While I stand on the street, a flock of teenage girls walks by, dressed in blue blouses buttoned to the neck, pleated skirts, and high socks, so that no skin besides their faces and hands shows. A family passes, the husband in a circular, flat-topped black hat, his wife pushing a stroller, three more children younger than age 6 walking with them. The mother wears a wig, the common method for haredi (ultra-Orthodox) married women to hide their hair in modesty. On a cross street, I pass a kollel—a yeshiva where married men receive small salaries to study full-time.

Kerem Avraham today is one neighborhood in the haredi belt of northern Jerusalem, a land of wall posters denouncing television, Internet, and rival religious factions; of life-long Torah study for men and countless pregnancies for women; of schools that provide scant preparation for earning a living and no preparation at all for participating in a democratic society. The neighborhood began changing in the 1950s, after the rebellious young Oz moved to a kibbutz, which he left many years later.

Less than a mile from Amos Oz’s childhood home is an apartment development put up several years ago for better-off haredim. The nine-story buildings surround a courtyard with a playground that is crowded with children in late afternoon. Underneath the buildings is a three-level parking garage, with small storerooms along the sides of the half-lit concrete caverns. The storerooms, a standard feature of Israeli apartments, belong to the residents who live above. But some of the small rooms have doorbells, names on the doors, water meters, and high windows looking into the dark garage. I hear the voices of a couple inside one, and an infant crying.
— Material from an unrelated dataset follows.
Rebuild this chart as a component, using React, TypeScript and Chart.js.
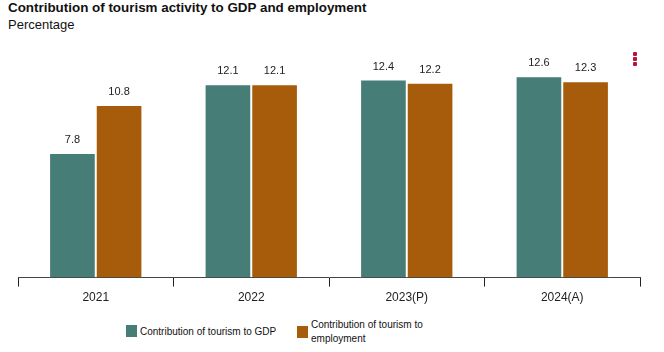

Outside another is a metal rack on which laundry is drying. They’ve been rented out as apartments to young haredi families who can afford nothing else.

The picture above ground is of a thriving community. Beneath the surface one can see one part of the price being paid by the haredim themselves, and by Israel as a whole, for the peculiar development of ultra-Orthodoxy in Israel.